A key objective was to involve and engage more people from a wider range of backgrounds (including those not usually interested in ‘heritage’) by working in partnership with a number of community-based organisations. The project delivered a wide range of events including guided tours, archive workshops at the Library of Birmingham, talks on Commonwealth and Lunar Society related topics and family events at Soho House.

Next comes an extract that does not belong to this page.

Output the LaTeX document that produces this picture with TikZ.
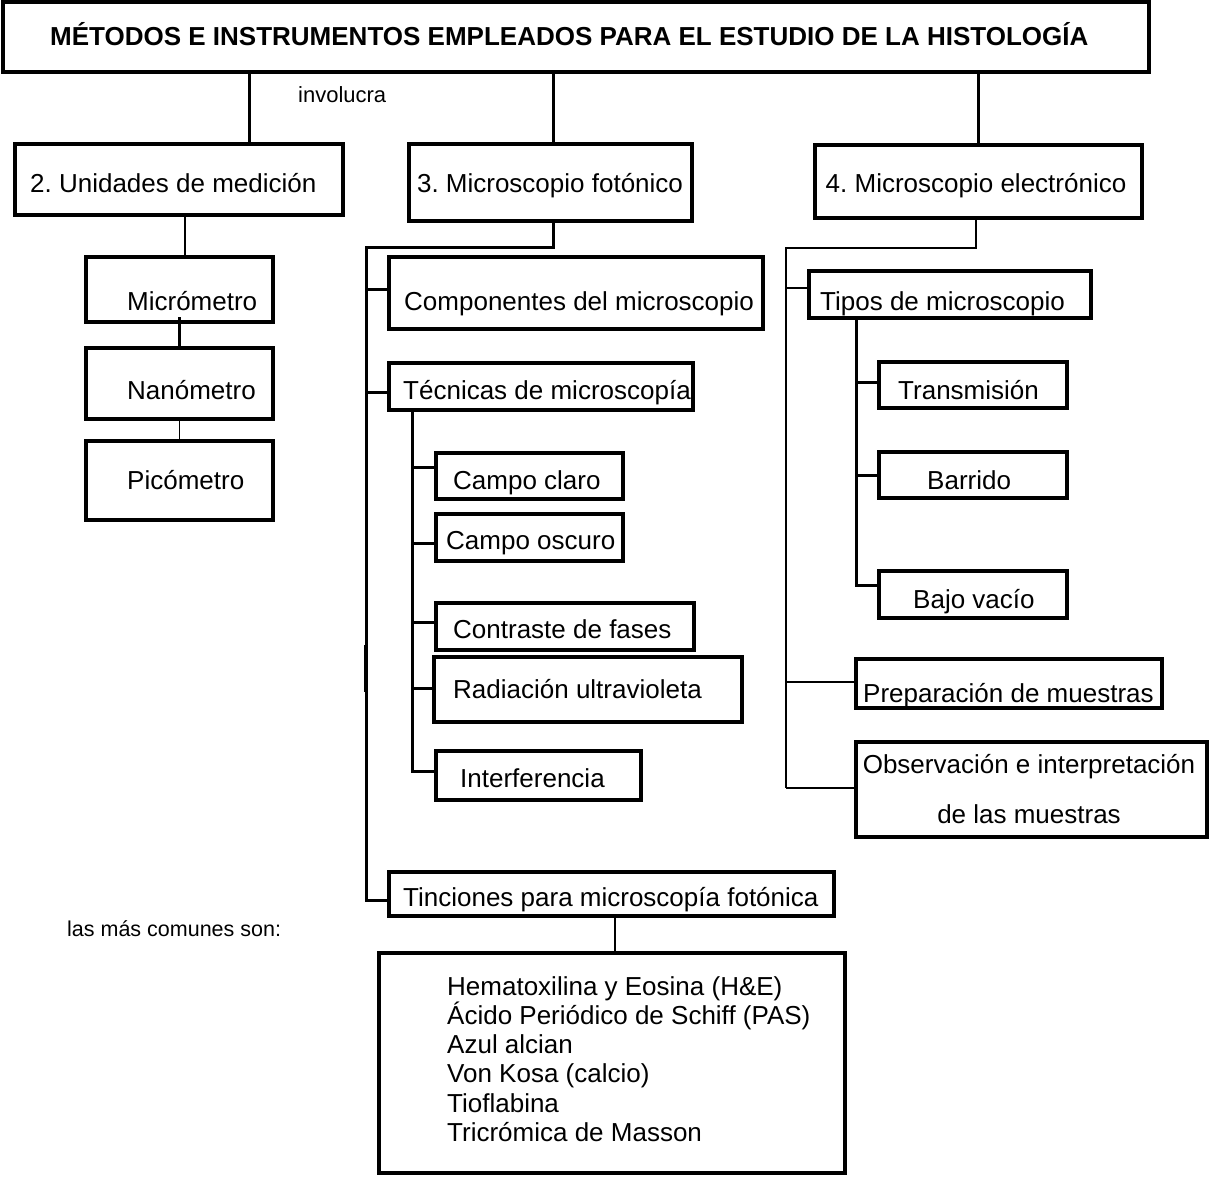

The programme produced a film ‘Birmingham in Common’, showing how primary school children engaged with the subject, and a second film is in its final stages of production. The programme also created a new Lunar Society Birmingham Heritage Trail in the city centre, while Black History Walks Networks developed three new walks based on past and present of the Commonwealth: Equiano and the Enlightenment, The Jewel in the Crown Hockley (Jewellery Quarter) and Lock Stock and Barrel (gun quarter). A temporary exhibition – Lunar Legacies – was on display in the foyer of the Library of Birmingham for three months and will travel to local venues in 2024. The project finishes in spring 2024 and the final element is a community heritage art project, a group of local women are working on a large textile art piece at Soho House. The work will culminate in a final display on international women’s day.
Birmingham in Common
As part of the National Lottery Heritage Fund supported project 'Birmingham's Commonwealth Heritage - the Lunar Legacy', the Lunar Society initiated a schools' project called 'Birmingham in Common'. Interactive, hands-on workshops were delivered in local primary schools using archive documents, old photographs & images and objects. Handling these materials in small groups, pupils explored the history of Empire and links to the Commonwealth. This short film summarises the project and shows the children engaging in controversial subjects that impact all people living in Birmingham today. The long term legacy of the schools' project is a resource box, consisting of objects and a teaching resources, available to schools from the Birmingham Museums Trust’s ‘Museum in a Box’ (BMT School Loan Service).
A key objective is to involve and engage more people from a wider range of backgrounds (including those not usually interested in ‘heritage’) by working in partnership with a number of community-based organisations.”